Two of the nation's testiest defenses entering the game allowed almost 1,000 yards (917 total), but the Wildcats limited the nation's No. 1 scoring team (48.3 points per game) to a touchdown and added a defensive score to ice the game with 10:16 left to play. Sophomore linebacker Ted Sims returned an interception 27 yards for the fifth K-State touchdown of the night.

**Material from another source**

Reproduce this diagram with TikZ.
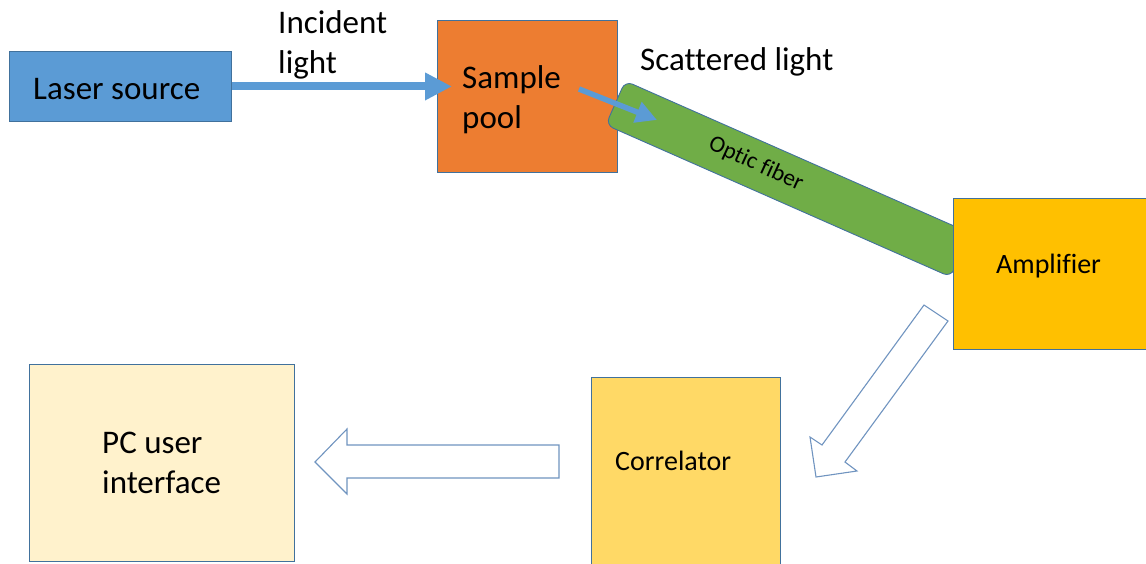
\documentclass[tikz,border=0pt]{standalone}
\usepackage{fontspec}
\setmainfont[Ligatures=NoCommon]{Carlito}
\usetikzlibrary{arrows.meta}

\definecolor{laserblue}{HTML}{5B9BD5}
\definecolor{edgeblue}{HTML}{41719C}
\definecolor{poolorange}{HTML}{ED7D31}
\definecolor{fibergreen}{HTML}{70AD47}
\definecolor{ampgold}{HTML}{FFC000}
\definecolor{corrgold}{HTML}{FFD966}
\definecolor{pccream}{HTML}{FFF2CC}
\definecolor{hollowedge}{HTML}{7094C0}

\begin{document}
\begin{tikzpicture}[x=1pt,y=-1pt,
  block/.style={draw=edgeblue, line width=0.9pt, anchor=north west, inner sep=0pt},
  bigtext/.style={font=\fontsize{33}{40}\selectfont, inner sep=0pt, anchor=base west, align=left},
  midtext/.style={font=\fontsize{28}{33}\selectfont, inner sep=0pt, anchor=base west},
  beam/.style={draw=laserblue, line width=8pt, -{Triangle[length=27pt,width=26pt]}},
  thinbeam/.style={draw=laserblue, line width=5.5pt, -{Triangle[length=21pt,width=21pt]}},
  fiberbar/.style={draw=edgeblue, fill=fibergreen, line width=0.9pt, rounded corners=8pt, inner sep=0pt},
  hollow/.style={draw=hollowedge, fill=white, line width=1.1pt, line join=miter}
]
\useasboundingbox (0,0) rectangle (1146,563);

% source and sample cell (two-line labels are anchored at their last baseline)
\node[block, fill=laserblue, minimum width=222pt, minimum height=70pt] (laser) at (9,51) {};
\node[bigtext] (lasertext) at (33,99) {Laser source};
\node[block, fill=poolorange, minimum width=180pt, minimum height=152pt] (pool) at (437,20) {};
\node[bigtext] (pooltext) at (462,128) {Sample\\pool};

% incident beam
\draw[beam] (laser.east) -- ([xshift=15pt]laser.east -| pool.west);
\node[bigtext] (inctext) at (278,73) {Incident\\light};

% fibre towards the amplifier
\node[fiberbar, minimum width=377pt, minimum height=48pt, rotate=-23.8] (fiber) at (788,179) {};
\node[font=\fontsize{23.5}{28}\selectfont, inner sep=0pt, rotate=-24.5] (fibertext) at (756,164) {Optic fiber};
\node[bigtext] (scattext) at (640,70) {Scattered light};

% scattered beam entering the fibre
\coordinate (scatA) at (579,89);
\coordinate (scatB) at (657,120);
\draw[thinbeam] (scatA) -- (scatB);

% amplifier
\node[block, fill=ampgold, minimum width=194pt, minimum height=151pt] (amp) at (953,198) {};
\node[midtext] (amptext) at (996,273) {Amplifier};

% correlator and PC
\node[block, fill=corrgold, minimum width=189pt, minimum height=200pt] (corr) at (591,377) {};
\node[midtext] (corrtext) at (615,470) {Correlator};
\node[block, fill=pccream, minimum width=265pt, minimum height=197pt] (pc) at (29,364) {};
\node[bigtext] (pctext) at (102,493) {PC user\\interface};

% block arrows
\draw[hollow] (948,321) -- (845,462) -- (857,471) -- (816,477) -- (810,437) -- (822,445) -- (924,305) -- cycle;
\draw[hollow] (559,445) -- (347,445) -- (347,429) -- (315,462) -- (347,494) -- (347,478) -- (559,478) -- cycle;
\end{tikzpicture}
\end{document}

| Quarter | 1 | 2 | 3 | 4 | Total |
|---|---|---|---|---|---|
| No. 13 Kansas State | 0 | 21 | 7 | 7 | 35 |
| No. 1 Oklahoma | 7 | 0 | 0 | 0 | 7 |

==Scoring summary==
First quarter

OU (0–7) - Kejuan Jones 42-yard run (Trey DiCarlo kick); 12:11

Second Quarter

KSU (7–7) - Brian Casey 19-yard pass from Ell Roberson (Joe Rheem kick); 13:57

KSU (14–7) - James Terry 63-yard pass from Roberson (Rheem kick); 11:34

KSU (21–7) - Darren Sproles 60-yard pass from Roberson (Rheem kick); 3:18

Third Quarter

KSU (28–7) - Antoine Polite 10-yard pass from Roberson (Rheem kick); 3:02

Fourth Quarter

KSU (35–7) - Ted Sims 27-yard interception return (Rheem kick); 10:16

==After the game==
Despite the blowout defeat, the Sooners would only fall to #2 in the BCS rankings and go on to play in the 2004 Sugar Bowl (National Championship game), losing to the LSU Tigers, 21–14.

Kansas State went on to lose to the Ohio State Buckeyes in the 2004 Fiesta Bowl, 35–28.